The plenary was on creative engagement with persons suffering from Alzheimer's. Not something I had thought about before, but it makes perfect sense. Everyone knows the horror stories of older men and women being plunked down all day in front of television sets, and much worse forms of neglect or abuse. So engaging Alzheimer's patients in theatre, painting, songwriting and dance is in stark contrast with other tendencies in Alzheimer care, including early diagnosis and initiation for medication: with the old in general becoming a rapidly growing target market for the pharmaceutical industry, medicalizing approaches tend to predominate. A strength of the presentation was reference to empirical research indicating positive outcomes in 'non-medical' or cultural approaches, and a highlight was the speaker's call for pharmaceutical companies to devote 1% of their operating budgets to programs enhancing a 'sense of purpose' among Alzheimer's patients. Wishful thinking, but a nice thought.
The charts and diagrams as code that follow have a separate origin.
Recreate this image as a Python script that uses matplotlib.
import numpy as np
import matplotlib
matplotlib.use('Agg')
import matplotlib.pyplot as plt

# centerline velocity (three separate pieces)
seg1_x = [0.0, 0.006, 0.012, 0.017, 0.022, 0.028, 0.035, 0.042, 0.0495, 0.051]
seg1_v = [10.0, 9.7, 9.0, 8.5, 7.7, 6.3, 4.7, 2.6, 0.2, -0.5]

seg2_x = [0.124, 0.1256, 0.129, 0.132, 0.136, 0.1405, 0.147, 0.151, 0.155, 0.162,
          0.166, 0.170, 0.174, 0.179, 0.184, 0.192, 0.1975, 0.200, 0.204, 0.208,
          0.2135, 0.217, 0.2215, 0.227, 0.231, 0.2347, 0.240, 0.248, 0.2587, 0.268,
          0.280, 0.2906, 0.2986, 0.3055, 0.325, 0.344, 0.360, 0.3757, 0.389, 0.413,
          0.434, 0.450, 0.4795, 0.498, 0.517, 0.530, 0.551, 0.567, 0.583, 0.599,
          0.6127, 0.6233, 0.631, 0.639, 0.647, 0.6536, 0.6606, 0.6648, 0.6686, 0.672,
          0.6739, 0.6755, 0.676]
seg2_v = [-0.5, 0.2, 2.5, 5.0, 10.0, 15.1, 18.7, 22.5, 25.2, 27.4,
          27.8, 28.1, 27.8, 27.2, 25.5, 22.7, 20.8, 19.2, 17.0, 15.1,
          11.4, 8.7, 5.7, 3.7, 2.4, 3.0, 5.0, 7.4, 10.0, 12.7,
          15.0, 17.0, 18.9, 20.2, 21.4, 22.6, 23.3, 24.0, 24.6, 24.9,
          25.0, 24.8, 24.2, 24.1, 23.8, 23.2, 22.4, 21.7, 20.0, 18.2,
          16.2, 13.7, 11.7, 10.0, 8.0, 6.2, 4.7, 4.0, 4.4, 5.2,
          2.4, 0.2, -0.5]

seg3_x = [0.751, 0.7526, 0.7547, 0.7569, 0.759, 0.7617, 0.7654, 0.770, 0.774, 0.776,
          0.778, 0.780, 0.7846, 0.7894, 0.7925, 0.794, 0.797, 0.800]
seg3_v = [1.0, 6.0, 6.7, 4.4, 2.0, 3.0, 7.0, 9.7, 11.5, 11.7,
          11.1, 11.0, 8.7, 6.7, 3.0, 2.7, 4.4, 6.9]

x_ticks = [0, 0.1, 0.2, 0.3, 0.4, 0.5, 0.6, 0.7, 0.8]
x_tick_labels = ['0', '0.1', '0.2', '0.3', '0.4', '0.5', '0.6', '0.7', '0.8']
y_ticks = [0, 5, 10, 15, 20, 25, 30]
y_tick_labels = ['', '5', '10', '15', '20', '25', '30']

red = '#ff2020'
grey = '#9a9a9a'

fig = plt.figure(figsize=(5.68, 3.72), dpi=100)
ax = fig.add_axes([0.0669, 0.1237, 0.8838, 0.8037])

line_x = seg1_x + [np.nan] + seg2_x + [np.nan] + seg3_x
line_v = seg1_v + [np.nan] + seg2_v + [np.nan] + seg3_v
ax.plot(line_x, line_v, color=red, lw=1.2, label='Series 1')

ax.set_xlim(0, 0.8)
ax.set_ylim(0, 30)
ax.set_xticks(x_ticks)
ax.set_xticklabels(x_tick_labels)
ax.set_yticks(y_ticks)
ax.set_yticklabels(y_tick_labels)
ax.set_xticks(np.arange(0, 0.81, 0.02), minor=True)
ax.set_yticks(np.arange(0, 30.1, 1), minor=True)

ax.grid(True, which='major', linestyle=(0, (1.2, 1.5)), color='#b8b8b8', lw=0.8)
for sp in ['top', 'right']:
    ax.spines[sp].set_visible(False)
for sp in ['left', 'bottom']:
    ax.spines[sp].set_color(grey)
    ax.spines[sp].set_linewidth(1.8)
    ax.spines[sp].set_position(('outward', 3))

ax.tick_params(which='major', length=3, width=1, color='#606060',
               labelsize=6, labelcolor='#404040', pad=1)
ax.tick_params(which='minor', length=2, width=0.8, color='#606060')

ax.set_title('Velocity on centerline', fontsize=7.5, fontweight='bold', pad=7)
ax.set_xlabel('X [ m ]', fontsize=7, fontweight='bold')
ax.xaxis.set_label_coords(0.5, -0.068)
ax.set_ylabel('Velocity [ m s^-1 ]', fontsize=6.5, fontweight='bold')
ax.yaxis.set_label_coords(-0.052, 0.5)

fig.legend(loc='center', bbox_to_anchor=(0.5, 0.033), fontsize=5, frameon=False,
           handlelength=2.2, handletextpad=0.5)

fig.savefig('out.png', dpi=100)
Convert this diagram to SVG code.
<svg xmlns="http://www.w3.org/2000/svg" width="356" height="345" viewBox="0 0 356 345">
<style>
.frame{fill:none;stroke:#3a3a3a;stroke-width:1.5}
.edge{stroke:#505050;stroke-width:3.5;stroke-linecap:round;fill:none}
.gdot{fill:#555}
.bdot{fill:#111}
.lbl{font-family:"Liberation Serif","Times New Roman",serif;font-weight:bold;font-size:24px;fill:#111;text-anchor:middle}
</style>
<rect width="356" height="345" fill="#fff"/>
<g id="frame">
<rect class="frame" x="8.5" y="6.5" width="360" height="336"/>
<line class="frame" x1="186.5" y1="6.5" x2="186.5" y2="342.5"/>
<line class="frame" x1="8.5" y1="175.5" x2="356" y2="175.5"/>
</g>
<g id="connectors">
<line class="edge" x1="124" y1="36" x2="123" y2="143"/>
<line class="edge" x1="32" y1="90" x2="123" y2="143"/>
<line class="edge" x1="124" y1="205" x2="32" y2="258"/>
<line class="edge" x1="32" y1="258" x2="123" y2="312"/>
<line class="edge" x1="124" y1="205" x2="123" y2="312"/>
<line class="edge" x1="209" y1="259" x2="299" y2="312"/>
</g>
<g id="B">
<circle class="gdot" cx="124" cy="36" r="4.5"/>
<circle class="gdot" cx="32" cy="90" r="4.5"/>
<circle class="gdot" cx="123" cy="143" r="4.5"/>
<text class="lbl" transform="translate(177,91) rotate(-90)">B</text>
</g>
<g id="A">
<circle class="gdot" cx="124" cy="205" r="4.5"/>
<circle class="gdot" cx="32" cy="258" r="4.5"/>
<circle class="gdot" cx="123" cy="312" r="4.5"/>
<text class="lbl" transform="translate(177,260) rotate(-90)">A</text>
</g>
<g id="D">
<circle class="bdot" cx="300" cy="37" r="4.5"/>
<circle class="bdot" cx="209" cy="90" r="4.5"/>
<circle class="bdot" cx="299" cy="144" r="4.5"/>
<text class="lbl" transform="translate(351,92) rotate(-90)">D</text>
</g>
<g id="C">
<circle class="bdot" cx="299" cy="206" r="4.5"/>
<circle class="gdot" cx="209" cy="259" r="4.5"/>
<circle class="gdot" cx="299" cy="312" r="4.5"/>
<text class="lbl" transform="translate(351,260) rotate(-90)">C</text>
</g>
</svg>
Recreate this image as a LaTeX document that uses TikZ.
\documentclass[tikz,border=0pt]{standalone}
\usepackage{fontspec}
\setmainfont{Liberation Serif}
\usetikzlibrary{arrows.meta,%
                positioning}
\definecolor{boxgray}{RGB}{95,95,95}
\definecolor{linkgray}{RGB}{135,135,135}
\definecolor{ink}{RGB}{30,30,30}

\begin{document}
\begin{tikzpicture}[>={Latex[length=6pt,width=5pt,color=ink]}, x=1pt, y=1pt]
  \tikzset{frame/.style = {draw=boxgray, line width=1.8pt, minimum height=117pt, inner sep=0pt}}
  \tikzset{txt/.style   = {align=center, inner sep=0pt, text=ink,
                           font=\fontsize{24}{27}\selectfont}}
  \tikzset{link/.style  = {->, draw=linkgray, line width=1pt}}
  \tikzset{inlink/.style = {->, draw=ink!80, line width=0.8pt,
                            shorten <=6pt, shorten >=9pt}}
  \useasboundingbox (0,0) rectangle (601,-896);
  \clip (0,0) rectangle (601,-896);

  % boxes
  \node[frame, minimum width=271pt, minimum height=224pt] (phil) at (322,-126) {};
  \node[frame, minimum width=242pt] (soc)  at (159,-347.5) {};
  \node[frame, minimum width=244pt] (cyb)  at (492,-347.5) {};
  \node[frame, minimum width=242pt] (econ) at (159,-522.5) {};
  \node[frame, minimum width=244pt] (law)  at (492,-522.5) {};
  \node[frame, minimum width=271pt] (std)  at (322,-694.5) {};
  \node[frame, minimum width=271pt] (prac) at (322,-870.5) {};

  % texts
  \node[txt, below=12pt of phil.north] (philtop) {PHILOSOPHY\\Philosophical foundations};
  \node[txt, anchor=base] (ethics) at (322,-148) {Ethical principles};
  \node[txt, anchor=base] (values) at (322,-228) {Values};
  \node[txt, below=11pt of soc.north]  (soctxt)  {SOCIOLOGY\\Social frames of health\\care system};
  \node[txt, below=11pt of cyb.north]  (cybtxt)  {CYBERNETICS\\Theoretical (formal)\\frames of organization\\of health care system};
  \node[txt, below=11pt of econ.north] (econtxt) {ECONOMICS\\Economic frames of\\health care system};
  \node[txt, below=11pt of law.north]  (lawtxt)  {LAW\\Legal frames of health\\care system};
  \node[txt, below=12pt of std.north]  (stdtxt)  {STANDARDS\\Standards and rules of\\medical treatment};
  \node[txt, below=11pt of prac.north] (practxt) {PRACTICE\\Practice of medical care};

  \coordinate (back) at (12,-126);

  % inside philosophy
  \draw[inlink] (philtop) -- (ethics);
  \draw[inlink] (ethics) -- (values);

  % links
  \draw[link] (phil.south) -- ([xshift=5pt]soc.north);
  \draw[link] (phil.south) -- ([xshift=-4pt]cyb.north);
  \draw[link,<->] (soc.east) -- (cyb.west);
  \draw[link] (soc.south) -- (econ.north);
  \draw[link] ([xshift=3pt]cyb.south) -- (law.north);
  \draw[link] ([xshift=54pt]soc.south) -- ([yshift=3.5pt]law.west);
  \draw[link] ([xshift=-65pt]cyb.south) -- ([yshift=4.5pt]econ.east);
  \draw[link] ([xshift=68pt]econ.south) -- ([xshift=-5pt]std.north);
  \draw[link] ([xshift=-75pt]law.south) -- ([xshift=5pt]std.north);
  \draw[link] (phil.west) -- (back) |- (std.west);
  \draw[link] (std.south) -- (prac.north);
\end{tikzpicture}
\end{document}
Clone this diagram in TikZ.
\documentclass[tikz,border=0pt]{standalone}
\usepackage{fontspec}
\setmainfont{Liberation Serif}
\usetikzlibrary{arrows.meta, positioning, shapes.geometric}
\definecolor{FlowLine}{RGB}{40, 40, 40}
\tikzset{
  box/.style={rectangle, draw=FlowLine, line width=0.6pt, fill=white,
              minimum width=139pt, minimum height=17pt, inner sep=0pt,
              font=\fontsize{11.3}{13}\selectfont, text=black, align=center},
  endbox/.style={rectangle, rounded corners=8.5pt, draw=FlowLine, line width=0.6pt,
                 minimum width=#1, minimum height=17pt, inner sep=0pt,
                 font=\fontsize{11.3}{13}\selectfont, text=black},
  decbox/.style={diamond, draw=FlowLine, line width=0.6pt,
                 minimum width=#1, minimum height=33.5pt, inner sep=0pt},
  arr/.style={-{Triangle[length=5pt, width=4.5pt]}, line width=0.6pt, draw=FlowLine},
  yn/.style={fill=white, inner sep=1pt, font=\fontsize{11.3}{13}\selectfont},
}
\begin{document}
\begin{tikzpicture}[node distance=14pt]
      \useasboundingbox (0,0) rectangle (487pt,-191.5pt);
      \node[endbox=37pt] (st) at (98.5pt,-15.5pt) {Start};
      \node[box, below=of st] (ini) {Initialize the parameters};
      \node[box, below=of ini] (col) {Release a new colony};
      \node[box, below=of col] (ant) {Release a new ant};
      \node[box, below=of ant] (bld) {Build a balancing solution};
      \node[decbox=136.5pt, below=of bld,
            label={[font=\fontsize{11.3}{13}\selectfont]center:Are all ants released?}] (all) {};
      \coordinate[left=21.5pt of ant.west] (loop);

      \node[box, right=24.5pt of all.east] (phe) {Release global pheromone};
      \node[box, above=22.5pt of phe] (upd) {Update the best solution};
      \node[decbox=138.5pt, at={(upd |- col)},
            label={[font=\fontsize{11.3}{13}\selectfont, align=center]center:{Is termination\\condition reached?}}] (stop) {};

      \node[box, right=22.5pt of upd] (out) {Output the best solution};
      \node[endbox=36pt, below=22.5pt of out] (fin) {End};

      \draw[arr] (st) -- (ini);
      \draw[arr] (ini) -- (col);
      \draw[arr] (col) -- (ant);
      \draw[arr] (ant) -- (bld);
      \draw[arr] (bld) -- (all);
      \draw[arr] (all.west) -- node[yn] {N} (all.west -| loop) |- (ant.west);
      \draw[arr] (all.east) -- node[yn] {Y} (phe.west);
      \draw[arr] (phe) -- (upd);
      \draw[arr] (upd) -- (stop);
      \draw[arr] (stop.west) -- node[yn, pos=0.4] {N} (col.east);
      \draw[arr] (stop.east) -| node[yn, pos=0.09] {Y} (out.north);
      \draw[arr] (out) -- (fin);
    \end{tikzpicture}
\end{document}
Highlight of the day: a piece of good old fashioned philosophy. In a session on cognitive enhancement, we had two presentations of surveys conducted on attitudes of various populations towards cognitive enhancement, particularly medications for school performance. They were solid presentations, revealing the predictable, i.e. we are in two minds about using drugs to stimulate our minds. This was followed by a talk like a gust of fresh San Diego sea air: Tom Buller from the University of Alaska started asking some fundamental questions about the very idea of cognitive enhancement. Can we make people smarter with 'smart drugs' anyway? Improved memory and concentration is not equivalent to improved intellect. Even if drugs (somehow) improved intellect or knowledge, how valuable is that? Would it make us better people or better societies? Is there such thing possible as moral enhancement through medications? Muller offered skepticism of the best sort: patient, rational questioning of (inflated) claims about what enhancement is supposed to do for us or to us.
A panel discussion about ethics and quality improvement (QI) studies does not sound particularly riveting, but Saturday's session proved otherwise. Quality improvement studies, because they are so closely entangled with ordinary health care delivery, can pose problems for IRBs because it is not always clear whether they fit the definition of 'research' according to the Common Rule. According to the panel members, some IRBs treat QI as health research interventions like any other, requiring at least expedited review, consent forms and all the rest, even when they are very low risk. There was much grumbling about expedited reviews taking too long, and this unleashed a string of negative comments about IRBs, raising the impression of a groundswell of criticism against the Common Rule. There was even talk (gasp) of research institutions opting out of adhering to the Common Rule for all their research activities. However, an official from OHRP
in the audience was having none of it: the official argued that there were already provisions in the Common Rule that could handle QI studies, and no overhaul of the regulations was necessary or desirable. If IRBs fail to implement the provisions or if they are not reviewing applications fast enough, that is their problem, and not problems with the Common Rule itself. I had to admire someone willing to stand up for their organization's mission in a room chock full of discontent.